In "Mere Mortals," affable Charlie (Raymond Scully) lets slip that he is in fact the baby that was the subject of perhaps America's most infamous kidnapping, even though the timing doesn't add up. Young Frank (Justin Samuel Cowen) tops that by claiming to be the son of the murdered Czar Nicholas. So it's of course left to skeptical Joe, who has pooh-poohed the others, to reveal his identity.
"Words, Words, Words" takes us to the lab of a scientist who has devised an actual test of the old saw about monkeys and Shakespeare. Three chimps, Swift (Jesse Lawson), Kafka (Chloe Rosenthal) and Milton (Will Walker Cooper) bang away at typewriters with hands and feet as they thump their chests, scratch their sides, pound bananas and discuss favorite chimp subjects such as tire swings and masturbation.
Kafka shares her work: kkkkkkkkkkkkkkkkkkkk.
"What's that," Milton asks, "Postmodernism?"
"The Universal Language" is sheer verbal silliness. Dawn (Maria Ciamaichelo), charmed by con man Don (Robert Brazeau), quickly picks up the rhythms of Don's phony language, and the two are soon swinging together as they speak a "language" we begin to understand. But is it really a new vocabulary, or is it the language of love?

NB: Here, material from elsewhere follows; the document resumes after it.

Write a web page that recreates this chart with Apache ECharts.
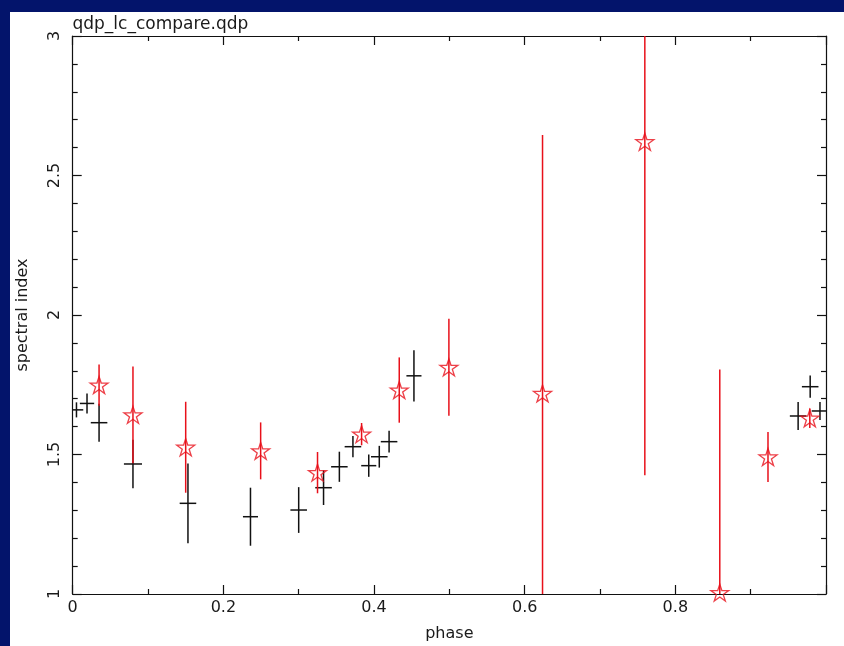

"All in the Timing" flits by in about 90 minutes, which is just as well, as the jokes wouldn't stand for being drawn out.
If plays were wines served up in flights a la tasting rooms, "Hamlet," which Kafka does in fact begin to write, would be a noble Bordeaux. "Waiting for Gogot" would be pinot noir, and the shorties of "All in the Timing" are sips of white zinfindel.
Not that there's anything wrong with that. It's all in the timing.